— BEGIN Data provided —

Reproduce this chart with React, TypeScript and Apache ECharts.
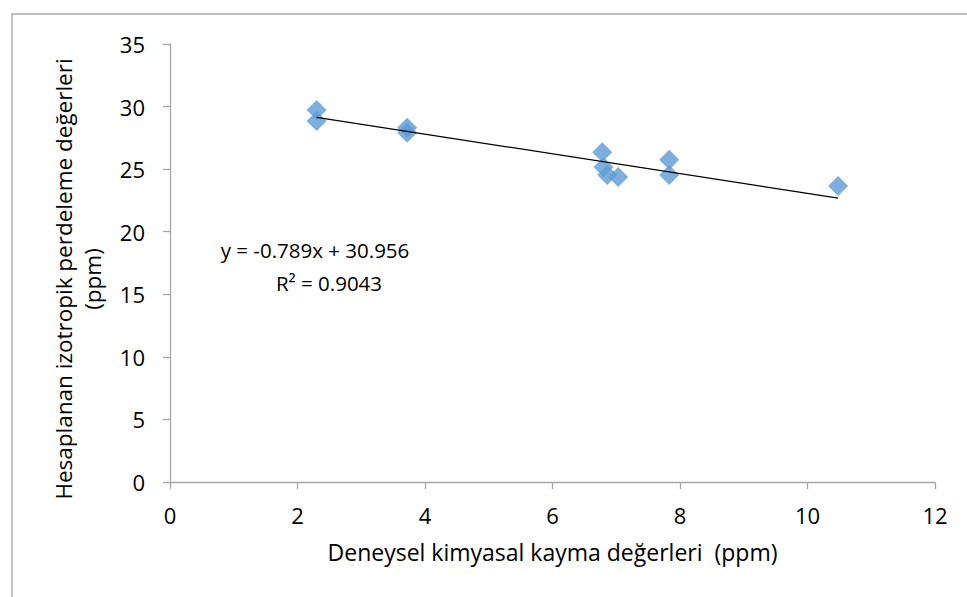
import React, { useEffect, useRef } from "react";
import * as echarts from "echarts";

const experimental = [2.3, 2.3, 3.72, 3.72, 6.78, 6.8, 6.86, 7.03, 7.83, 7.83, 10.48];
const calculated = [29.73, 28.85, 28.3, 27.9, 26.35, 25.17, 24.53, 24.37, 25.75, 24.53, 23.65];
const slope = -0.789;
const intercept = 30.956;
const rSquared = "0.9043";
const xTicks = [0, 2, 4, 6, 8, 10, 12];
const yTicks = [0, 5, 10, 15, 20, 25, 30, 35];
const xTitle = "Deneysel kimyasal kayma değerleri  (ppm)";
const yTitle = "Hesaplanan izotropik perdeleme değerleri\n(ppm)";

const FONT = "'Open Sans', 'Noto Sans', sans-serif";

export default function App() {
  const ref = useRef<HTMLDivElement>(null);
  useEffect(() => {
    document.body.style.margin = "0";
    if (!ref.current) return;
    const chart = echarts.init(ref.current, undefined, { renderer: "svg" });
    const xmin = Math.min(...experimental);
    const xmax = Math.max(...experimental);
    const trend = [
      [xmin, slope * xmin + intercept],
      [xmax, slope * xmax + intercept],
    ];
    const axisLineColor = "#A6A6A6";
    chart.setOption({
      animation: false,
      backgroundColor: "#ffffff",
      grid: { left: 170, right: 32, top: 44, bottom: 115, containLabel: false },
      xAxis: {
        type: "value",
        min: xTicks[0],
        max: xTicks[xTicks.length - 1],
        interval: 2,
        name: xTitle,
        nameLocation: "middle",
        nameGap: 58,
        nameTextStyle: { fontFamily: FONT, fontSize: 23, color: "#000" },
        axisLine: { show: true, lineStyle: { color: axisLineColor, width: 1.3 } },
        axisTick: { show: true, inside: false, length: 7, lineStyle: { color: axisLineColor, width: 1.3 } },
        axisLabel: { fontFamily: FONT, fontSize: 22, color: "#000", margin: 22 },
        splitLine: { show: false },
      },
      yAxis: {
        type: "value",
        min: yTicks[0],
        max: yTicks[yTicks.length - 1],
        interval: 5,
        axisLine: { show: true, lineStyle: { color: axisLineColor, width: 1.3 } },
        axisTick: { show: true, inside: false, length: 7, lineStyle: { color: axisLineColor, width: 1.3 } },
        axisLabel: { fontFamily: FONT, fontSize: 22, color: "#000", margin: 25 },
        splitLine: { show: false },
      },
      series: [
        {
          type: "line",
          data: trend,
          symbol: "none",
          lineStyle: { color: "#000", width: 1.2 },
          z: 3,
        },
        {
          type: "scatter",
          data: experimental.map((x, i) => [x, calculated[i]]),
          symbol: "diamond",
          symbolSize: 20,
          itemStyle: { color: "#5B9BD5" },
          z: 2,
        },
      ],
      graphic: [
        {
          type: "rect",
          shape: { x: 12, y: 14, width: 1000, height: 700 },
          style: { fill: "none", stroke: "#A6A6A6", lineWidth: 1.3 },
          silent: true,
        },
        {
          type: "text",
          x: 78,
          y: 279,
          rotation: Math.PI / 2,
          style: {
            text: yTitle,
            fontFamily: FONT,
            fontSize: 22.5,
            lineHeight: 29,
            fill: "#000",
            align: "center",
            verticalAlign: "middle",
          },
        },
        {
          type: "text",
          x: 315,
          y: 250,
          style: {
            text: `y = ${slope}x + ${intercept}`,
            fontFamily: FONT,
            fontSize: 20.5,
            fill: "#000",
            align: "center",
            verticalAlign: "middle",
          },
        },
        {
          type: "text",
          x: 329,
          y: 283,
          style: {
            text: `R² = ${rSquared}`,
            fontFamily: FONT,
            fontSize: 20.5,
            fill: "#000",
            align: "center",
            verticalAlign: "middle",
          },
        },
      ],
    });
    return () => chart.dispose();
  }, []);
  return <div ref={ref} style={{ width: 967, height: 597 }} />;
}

— END Data provided —

**What to work on:**
Write out the material above again, word for word, minus its pictures.

**Solution for this task:**
Reproduce this chart with React, TypeScript and Apache ECharts.
import React, { useEffect, useRef } from "react";
import * as echarts from "echarts";

const experimental = [2.3, 2.3, 3.72, 3.72, 6.78, 6.8, 6.86, 7.03, 7.83, 7.83, 10.48];
const calculated = [29.73, 28.85, 28.3, 27.9, 26.35, 25.17, 24.53, 24.37, 25.75, 24.53, 23.65];
const slope = -0.789;
const intercept = 30.956;
const rSquared = "0.9043";
const xTicks = [0, 2, 4, 6, 8, 10, 12];
const yTicks = [0, 5, 10, 15, 20, 25, 30, 35];
const xTitle = "Deneysel kimyasal kayma değerleri  (ppm)";
const yTitle = "Hesaplanan izotropik perdeleme değerleri\n(ppm)";

const FONT = "'Open Sans', 'Noto Sans', sans-serif";

export default function App() {
  const ref = useRef<HTMLDivElement>(null);
  useEffect(() => {
    document.body.style.margin = "0";
    if (!ref.current) return;
    const chart = echarts.init(ref.current, undefined, { renderer: "svg" });
    const xmin = Math.min(...experimental);
    const xmax = Math.max(...experimental);
    const trend = [
      [xmin, slope * xmin + intercept],
      [xmax, slope * xmax + intercept],
    ];
    const axisLineColor = "#A6A6A6";
    chart.setOption({
      animation: false,
      backgroundColor: "#ffffff",
      grid: { left: 170, right: 32, top: 44, bottom: 115, containLabel: false },
      xAxis: {
        type: "value",
        min: xTicks[0],
        max: xTicks[xTicks.length - 1],
        interval: 2,
        name: xTitle,
        nameLocation: "middle",
        nameGap: 58,
        nameTextStyle: { fontFamily: FONT, fontSize: 23, color: "#000" },
        axisLine: { show: true, lineStyle: { color: axisLineColor, width: 1.3 } },
        axisTick: { show: true, inside: false, length: 7, lineStyle: { color: axisLineColor, width: 1.3 } },
        axisLabel: { fontFamily: FONT, fontSize: 22, color: "#000", margin: 22 },
        splitLine: { show: false },
      },
      yAxis: {
        type: "value",
        min: yTicks[0],
        max: yTicks[yTicks.length - 1],
        interval: 5,
        axisLine: { show: true, lineStyle: { color: axisLineColor, width: 1.3 } },
        axisTick: { show: true, inside: false, length: 7, lineStyle: { color: axisLineColor, width: 1.3 } },
        axisLabel: { fontFamily: FONT, fontSize: 22, color: "#000", margin: 25 },
        splitLine: { show: false },
      },
      series: [
        {
          type: "line",
          data: trend,
          symbol: "none",
          lineStyle: { color: "#000", width: 1.2 },
          z: 3,
        },
        {
          type: "scatter",
          data: experimental.map((x, i) => [x, calculated[i]]),
          symbol: "diamond",
          symbolSize: 20,
          itemStyle: { color: "#5B9BD5" },
          z: 2,
        },
      ],
      graphic: [
        {
          type: "rect",
          shape: { x: 12, y: 14, width: 1000, height: 700 },
          style: { fill: "none", stroke: "#A6A6A6", lineWidth: 1.3 },
          silent: true,
        },
        {
          type: "text",
          x: 78,
          y: 279,
          rotation: Math.PI / 2,
          style: {
            text: yTitle,
            fontFamily: FONT,
            fontSize: 22.5,
            lineHeight: 29,
            fill: "#000",
            align: "center",
            verticalAlign: "middle",
          },
        },
        {
          type: "text",
          x: 315,
          y: 250,
          style: {
            text: `y = ${slope}x + ${intercept}`,
            fontFamily: FONT,
            fontSize: 20.5,
            fill: "#000",
            align: "center",
            verticalAlign: "middle",
          },
        },
        {
          type: "text",
          x: 329,
          y: 283,
          style: {
            text: `R² = ${rSquared}`,
            fontFamily: FONT,
            fontSize: 20.5,
            fill: "#000",
            align: "center",
            verticalAlign: "middle",
          },
        },
      ],
    });
    return () => chart.dispose();
  }, []);
  return <div ref={ref} style={{ width: 967, height: 597 }} />;
}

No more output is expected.